Some things have changed. We have a lot more laundry, it is just a fact with eleven people I need to wash clothes and rags daily. One trick we have for health is we have a drawer of washcloths next to the sink and small towels in baskets in our bathrooms. Those are washed daily so any germs do not have a chance to live on with sponges or towels used by so many hands. This trick has worked for years but requires being on top of the laundry.

I also have found I have had to cut back on any commitments that require me to be solo. If mom is gone for a few hours it's hard on everyone. Dad is 100% capable but needed specifically for patching drywall (this has been a skill used far to often lately, little boys who love sports get bigger! Our basement should be a full on gym) math help and one on one time after busy days.

Above main photo is Mom holding baby Mick after geting home from adopting A and J, this photo is of Jr giving our sweet Foster Baby his rose from the Highschool Basketball ceremony. It was a great moment. 
I find that I have to rethink things I could have said yes to before in order to be present for the kids and keep up with food, laundry, homework and just plain time to talk.

The kids are thriving having a baby join us.
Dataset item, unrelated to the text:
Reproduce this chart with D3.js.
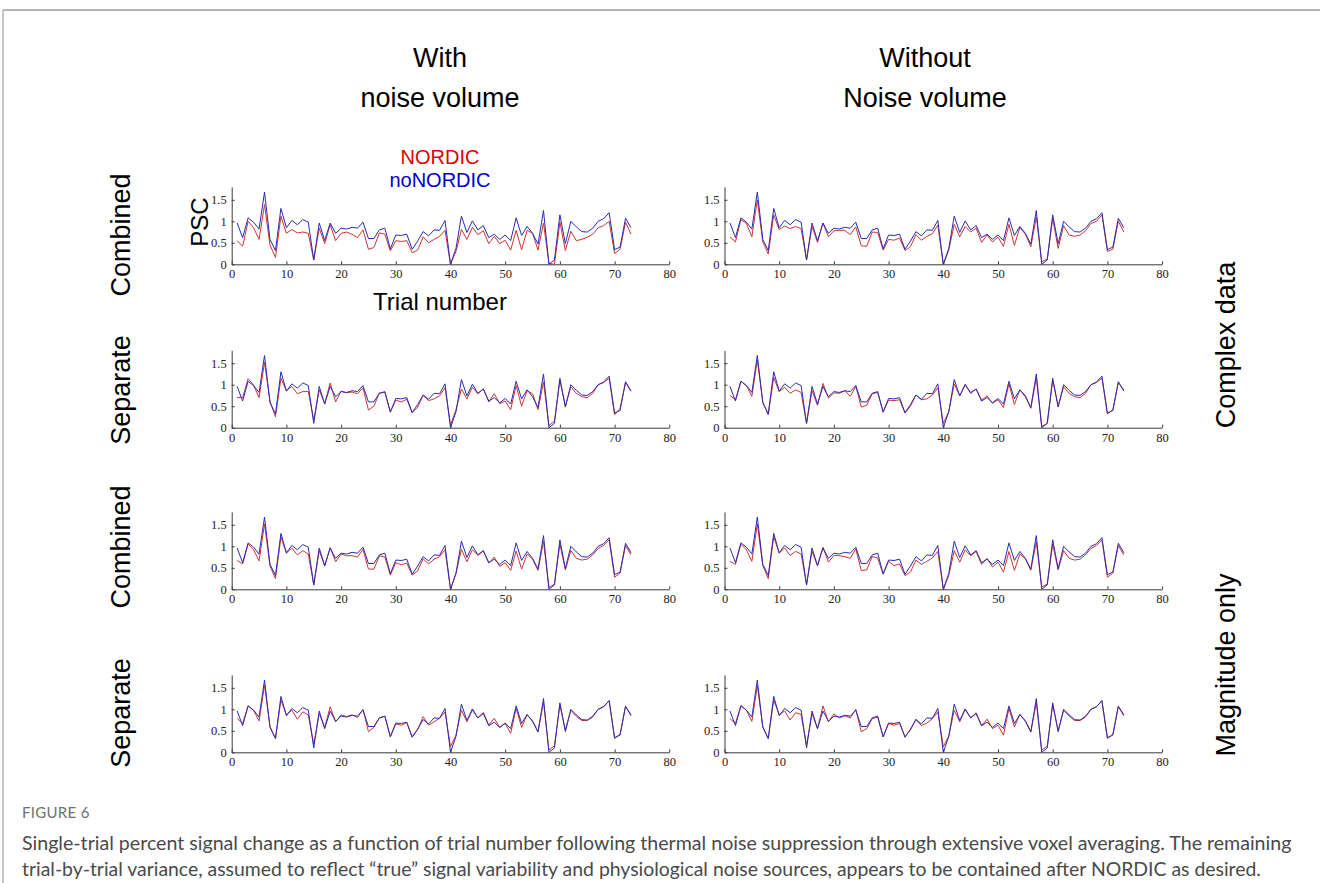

It is wonderful perspective to put someone else first, to focus on the baby rather than friendship dynamics at school. They all
love seeing her firsts, smiles, shaking her head no to make them laugh, standing on her own and EVERYONE clapping. She is soaking up the love like a Minnesotan on spring break.
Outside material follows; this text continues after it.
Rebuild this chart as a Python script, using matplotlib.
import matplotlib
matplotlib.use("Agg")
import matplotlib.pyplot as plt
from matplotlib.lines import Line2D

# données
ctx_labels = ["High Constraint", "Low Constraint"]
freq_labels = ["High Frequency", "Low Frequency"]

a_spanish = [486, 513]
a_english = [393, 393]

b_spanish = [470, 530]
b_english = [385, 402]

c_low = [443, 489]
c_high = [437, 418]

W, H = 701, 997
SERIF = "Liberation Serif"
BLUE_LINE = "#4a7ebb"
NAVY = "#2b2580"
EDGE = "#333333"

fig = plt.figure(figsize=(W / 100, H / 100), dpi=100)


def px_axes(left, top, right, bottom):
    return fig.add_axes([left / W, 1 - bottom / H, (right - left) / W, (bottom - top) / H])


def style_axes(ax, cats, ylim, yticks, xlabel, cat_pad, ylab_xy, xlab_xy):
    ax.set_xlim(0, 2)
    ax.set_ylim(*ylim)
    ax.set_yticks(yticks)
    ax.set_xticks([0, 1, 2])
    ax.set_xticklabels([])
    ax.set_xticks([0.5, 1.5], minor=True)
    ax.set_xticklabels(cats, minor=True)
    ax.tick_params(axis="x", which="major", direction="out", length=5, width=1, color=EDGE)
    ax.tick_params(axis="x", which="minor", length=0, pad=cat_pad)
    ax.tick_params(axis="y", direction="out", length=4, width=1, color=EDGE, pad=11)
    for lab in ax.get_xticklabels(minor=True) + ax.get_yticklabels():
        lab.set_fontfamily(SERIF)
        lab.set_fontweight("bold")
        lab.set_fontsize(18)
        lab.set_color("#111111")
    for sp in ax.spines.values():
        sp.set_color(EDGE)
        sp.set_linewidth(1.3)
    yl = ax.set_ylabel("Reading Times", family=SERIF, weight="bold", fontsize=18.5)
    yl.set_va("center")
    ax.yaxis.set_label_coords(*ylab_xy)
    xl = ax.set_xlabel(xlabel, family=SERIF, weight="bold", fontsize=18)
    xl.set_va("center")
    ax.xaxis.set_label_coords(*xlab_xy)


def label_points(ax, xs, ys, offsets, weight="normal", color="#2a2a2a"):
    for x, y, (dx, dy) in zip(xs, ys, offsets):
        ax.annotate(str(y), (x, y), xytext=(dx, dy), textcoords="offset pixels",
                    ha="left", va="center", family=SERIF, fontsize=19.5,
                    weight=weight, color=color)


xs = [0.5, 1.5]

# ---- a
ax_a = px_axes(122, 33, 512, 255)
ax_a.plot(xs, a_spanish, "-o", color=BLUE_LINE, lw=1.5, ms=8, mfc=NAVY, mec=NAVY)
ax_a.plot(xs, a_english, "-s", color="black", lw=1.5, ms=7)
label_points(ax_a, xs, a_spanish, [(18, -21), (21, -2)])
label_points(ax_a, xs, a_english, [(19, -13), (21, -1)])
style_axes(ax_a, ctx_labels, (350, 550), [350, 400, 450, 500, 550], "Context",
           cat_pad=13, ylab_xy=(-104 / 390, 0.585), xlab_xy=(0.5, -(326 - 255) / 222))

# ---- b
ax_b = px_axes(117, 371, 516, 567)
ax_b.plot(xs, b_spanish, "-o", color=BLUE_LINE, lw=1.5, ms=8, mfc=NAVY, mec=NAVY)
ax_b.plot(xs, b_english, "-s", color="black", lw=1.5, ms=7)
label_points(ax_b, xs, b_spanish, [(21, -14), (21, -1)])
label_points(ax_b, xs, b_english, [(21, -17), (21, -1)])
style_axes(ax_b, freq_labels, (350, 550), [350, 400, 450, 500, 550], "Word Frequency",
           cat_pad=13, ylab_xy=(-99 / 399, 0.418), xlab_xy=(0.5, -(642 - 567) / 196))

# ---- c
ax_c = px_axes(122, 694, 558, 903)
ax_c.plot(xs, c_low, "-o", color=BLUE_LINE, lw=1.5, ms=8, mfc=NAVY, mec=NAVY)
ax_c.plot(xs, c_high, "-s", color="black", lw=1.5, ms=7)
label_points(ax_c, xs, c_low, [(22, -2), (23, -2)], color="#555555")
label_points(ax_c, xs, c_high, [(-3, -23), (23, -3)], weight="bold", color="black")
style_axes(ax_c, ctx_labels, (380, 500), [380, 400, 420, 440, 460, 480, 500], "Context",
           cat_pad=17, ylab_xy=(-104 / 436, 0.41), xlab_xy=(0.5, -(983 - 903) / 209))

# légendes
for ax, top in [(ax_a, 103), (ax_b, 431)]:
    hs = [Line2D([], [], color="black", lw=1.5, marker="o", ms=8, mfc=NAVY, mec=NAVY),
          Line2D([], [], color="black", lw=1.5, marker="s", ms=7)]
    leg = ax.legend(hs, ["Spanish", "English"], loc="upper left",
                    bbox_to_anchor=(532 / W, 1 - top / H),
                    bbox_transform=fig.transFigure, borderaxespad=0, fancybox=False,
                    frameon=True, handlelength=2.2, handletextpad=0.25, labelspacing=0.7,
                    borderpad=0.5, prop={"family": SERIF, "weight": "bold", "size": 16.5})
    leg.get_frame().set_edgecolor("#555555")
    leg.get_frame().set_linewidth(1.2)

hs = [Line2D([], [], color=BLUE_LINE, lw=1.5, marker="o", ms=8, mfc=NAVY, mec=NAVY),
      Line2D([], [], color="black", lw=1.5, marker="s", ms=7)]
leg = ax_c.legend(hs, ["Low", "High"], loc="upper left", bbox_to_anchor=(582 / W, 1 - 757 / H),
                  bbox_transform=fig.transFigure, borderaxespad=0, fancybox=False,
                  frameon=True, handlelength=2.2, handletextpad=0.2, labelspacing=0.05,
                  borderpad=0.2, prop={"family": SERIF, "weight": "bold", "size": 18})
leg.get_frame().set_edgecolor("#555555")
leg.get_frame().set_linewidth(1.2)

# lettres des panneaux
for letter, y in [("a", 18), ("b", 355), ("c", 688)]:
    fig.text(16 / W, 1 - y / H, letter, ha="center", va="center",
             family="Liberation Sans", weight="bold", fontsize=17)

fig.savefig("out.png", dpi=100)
The logistics, the sense of respect for difficulty between birth family and foster family and time to fit in meetings and visits are very real. Foster Care requires being open to the unknown while responding with love and a gentle spirit. It has been a challenge to not be able to "power through" and just "get 'er done" that is often the way my personality leans.
The little girls now means three! D, L and Baby Girl

Many people have asked "how can you do this without knowing the outcome?" I think the honest response is, because it is good work, important work. Birth families need help sometimes, we ALL need support and prayer. Sheff and I have been blessed with 8 amazing kids, kids who WANT to give back and help out. Loving a baby, or kids, who come in our door will need to be one decision at a time. But it is worth it, that is why we can do it!

For now I need lots of Auidible/Overdrive and Netflix show recommendations to make the laundry go by faster, humor for the crazy days I share with friends and prayers for all the children we can't help in our home but who I wish we could!

Friday, January 29, 2016

Pre-Teens, Teens and Communication

Communicating with teens can be frustrating because their own ideas and needs are so paramount. Having six from 10 to 15 in the house right now, we are loving the new personalities forming and finding new struggles. The glasses of self, filter out others more often then we would like. What I have seen lately with our teens is they often WANT to do better but do not have the tools. The first response might be frustration, but if we meet them with patience the outcome is so much better. 

If the teen is feeling like something is not fair, figuring out why he feels that way is step one rather than telling him our totally reasonable request. Logic, does not calm a teen down. Listening often does. We like the below re phrasing, found from a foster care resource "Teach Love" gives specific ideas. Times we try to think outside the box and look for new ways to communicate we are usually met with MORE respect and understanding from our teens. 

Lastly, humor is the best diffuser out there! Laughing about how poorly we as parents or they as kids, handled something leads to great conversations. Having our faith as our family rock allows for common ground, the fact that God is much bigger than our current struggle puts perspective front and center, always a good thing.